Clause 98 - Temporary event notice
Licensing Bill [Lords]
2:30 pm

Mr Andrew Turner (Isle of Wight, Conservative)
I am grateful to the Minister for his response so far. I am even more grateful for the fact that he started his response only two minutes before the termination of this morning's proceedings, because it enabled me to find in my filing system the letters that I have received from the English Folk Dance and Song Society, the president of the Morris Federation and the Men of Wight Morris Dancers. However difficult we find it to define folk music, there is no doubt that morris dancing is folk dance. Martin Davis, the bagman of the Men of Wight Morris Dancers, fears that the Bill will prevent the use of smaller venues and points out,
''this Christmas alone, the Morris Dancers have donated £125 to the Mountbatten Hospice''
in my constituency. There is no doubt that the activity that they undertake is for profit. It is not an unprofitable activity. There is no doubt that it is a performance of dance, in relation to schedule 1(2). There is no doubt that it takes place in the presence of an audience and that its purpose, or one of its purposes, is entertaining that audience.

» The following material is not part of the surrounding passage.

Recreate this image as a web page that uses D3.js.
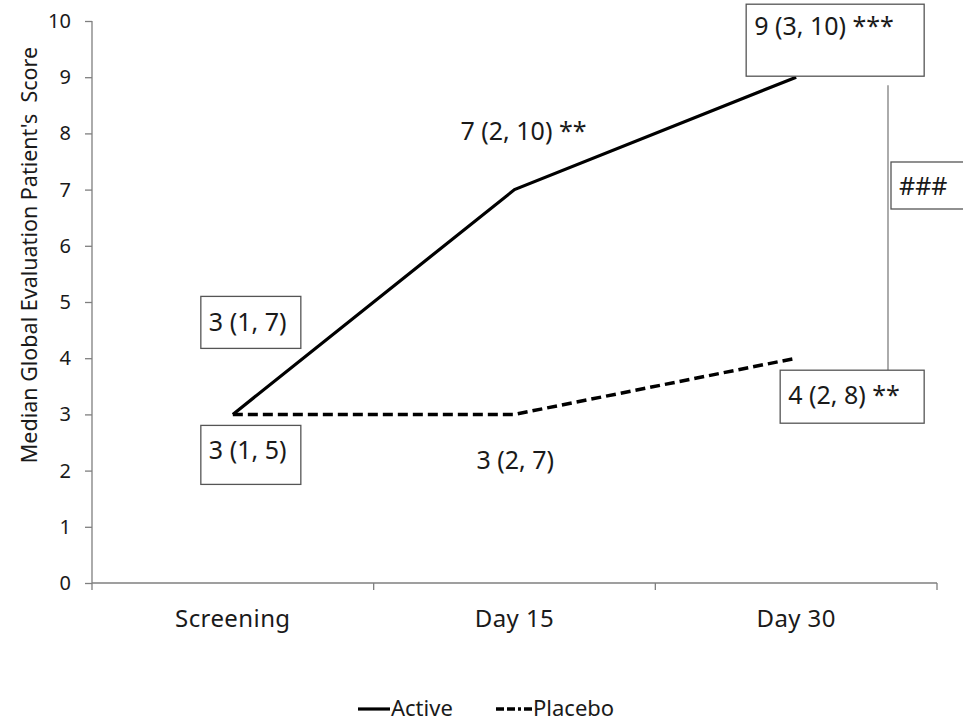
<!DOCTYPE html>
<html>
<head>
<meta charset="utf-8">
<script src="https://cdn.jsdelivr.net/npm/d3@7"></script>
<style>
  body { margin: 0; background: #fff; }
  text { font-family: "Noto Sans", sans-serif; fill: #1a1a1a; }
</style>
</head>
<body>
<div id="chart"></div>
<script>
// data
const categories = ["Screening", "Day 15", "Day 30"];
const activeValues = [3, 7, 9];
const placeboValues = [3, 3, 4];
const activeLabels = ["3 (1, 7)", "7 (2, 10) **", "9 (3, 10) ***"];
const placeboLabels = ["3 (1, 5)", "3 (2, 7)", "4 (2, 8) **"];
const yTicks = [0, 1, 2, 3, 4, 5, 6, 7, 8, 9, 10];
const diffLabel = "###";

const width = 963, height = 721;
const margin = { left: 92, right: 26, top: 21, bottom: 138 };

let svg = d3.select("#chart")
    .append("svg")
    .attr("width", width)
    .attr("height", height);

let x = d3.scaleBand()
    .domain(categories)
    .range([margin.left, width - margin.right])
    .padding(0);
let y = d3.scaleLinear()
    .domain([0, 10])
    .range([height - margin.bottom, margin.top]);
const cx = c => x(c) + x.bandwidth() / 2;

// y axis
let yAxis = svg.append("g")
    .attr("transform", `translate(${margin.left},0)`)
    .call(d3.axisLeft(y).tickValues(yTicks).tickSize(7).tickPadding(14));
yAxis.selectAll("text").style("font-size", "20px").attr("fill", "#1a1a1a");
yAxis.selectAll("line,path").attr("stroke", "#7f7f7f").attr("stroke-width", 1.3);
yAxis.select(".domain").attr("d", `M0,${y(0)}V${y(10)}`);

// x axis, ticks on band edges
let xAxis = svg.append("g")
    .attr("transform", `translate(0,${y(0)})`);
xAxis.append("line")
    .attr("x1", x.range()[0]).attr("x2", x.range()[1])
    .attr("stroke", "#7f7f7f").attr("stroke-width", 1.3);
let edges = categories.map(c => x(c)).concat([x.range()[1]]);
xAxis.selectAll(".edge").data(edges).enter()
    .append("line")
    .attr("x1", d => d).attr("x2", d => d)
    .attr("y1", 0).attr("y2", 7)
    .attr("stroke", "#7f7f7f").attr("stroke-width", 1.3);
xAxis.selectAll(".cat").data(categories).enter()
    .append("text")
    .attr("x", d => cx(d))
    .attr("y", 44)
    .attr("text-anchor", "middle")
    .style("font-size", "24px")
    .style("letter-spacing", "0.4px")
    .text(d => d);

// y title
svg.append("text")
    .attr("transform", `translate(37,${(y(0) + y(10)) / 2 - 47}) rotate(-90)`)
    .attr("text-anchor", "middle")
    .style("font-size", "21.5px")
    .style("white-space", "pre")
    .text("Median Global Evaluation Patient's  Score");

// lines
let line = d3.line()
    .x((d, i) => cx(categories[i]))
    .y(d => y(d));
svg.append("path")
    .datum(activeValues)
    .attr("d", line)
    .attr("fill", "none")
    .attr("stroke", "#000")
    .attr("stroke-width", 3.2);
svg.append("path")
    .datum(placeboValues)
    .attr("d", line)
    .attr("fill", "none")
    .attr("stroke", "#000")
    .attr("stroke-width", 3.5)
    .attr("stroke-dasharray", "10,5");

// annotations (offsets relative to each point)
function label(txt, px, py, dx, dy, box) {
    let g = svg.append("g");
    if (box) {
        g.append("rect")
            .attr("x", px + box[0]).attr("y", py + box[1])
            .attr("width", box[2]).attr("height", box[3])
            .attr("fill", "#fff")
            .attr("stroke", "#555").attr("stroke-width", 1.3);
    }
    g.append("text")
        .attr("x", px + dx).attr("y", py + dy)
        .style("font-size", "25px")
        .text(txt);
}

// connector line between day 30 labels
svg.append("line")
    .attr("x1", 888).attr("x2", 888)
    .attr("y1", y(activeValues[2]) + 8).attr("y2", y(placeboValues[2]) + 12)
    .attr("stroke", "#7f7f7f").attr("stroke-width", 1.3);

label(activeLabels[0], cx(categories[0]), y(activeValues[0]), -24, -83, [-32, -118, 100, 52]);
label(activeLabels[1], cx(categories[1]), y(activeValues[1]), -54, -50, null);
label(activeLabels[2], cx(categories[2]), y(activeValues[2]), -42, -42, [-50, -73, 178, 72]);
label(placeboLabels[0], cx(categories[0]), y(placeboValues[0]), -24, 45, [-32, 11, 100, 59]);
label(placeboLabels[1], cx(categories[1]), y(placeboValues[1]), -38, 55, null);
label(placeboLabels[2], cx(categories[2]), y(placeboValues[2]), -8, 46, [-16, 12, 144, 53]);

svg.append("rect")
    .attr("x", 891).attr("y", 162).attr("width", 80).attr("height", 47)
    .attr("fill", "#fff").attr("stroke", "#555").attr("stroke-width", 1.3);
svg.append("text")
    .attr("x", 899).attr("y", 195)
    .style("font-size", "25px")
    .text(diffLabel);

// legend
let legend = svg.append("g").attr("transform", "translate(0,709)");
legend.append("line")
    .attr("x1", 358).attr("x2", 390).attr("y1", 0).attr("y2", 0)
    .attr("stroke", "#000").attr("stroke-width", 3.2);
legend.append("text").attr("x", 391).attr("y", 7).style("font-size", "22px").text("Active");
legend.append("line")
    .attr("x1", 496).attr("x2", 532).attr("y1", 0).attr("y2", 0)
    .attr("stroke", "#000").attr("stroke-width", 3.5)
    .attr("stroke-dasharray", "8,3,8,3,3,3");
legend.append("text").attr("x", 533).attr("y", 7).style("font-size", "22px").text("Placebo");
</script>
</body>
</html>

I very much hope that the Minister will think again about whether this activity has to be regulated. I welcome the amendment of my hon. Friend the Member for North-East Cambridgeshire because it would exempt this activity. I should like to spend a little more time on the matter because, as I said, we appear to be regulating morris dancing in open spaces—not necessarily only in pub car parks or in the vicinity of the sale of alcohol. The president of the Morris Federation, John Bacon, is concerned about the Bill's implications and how it will affect his members. He says that he supports the intent of the Bill, but the problem is that the
''dance form and its music together with Mumming will all be illegal in public houses that do not have a licence''.
The Minister shakes his head. Perhaps he would like to tell me why I am wrong. If he intervenes and convinces me that I am wrong, I will shut up. If he cannot do so, I will keep going until he tells me why I am wrong.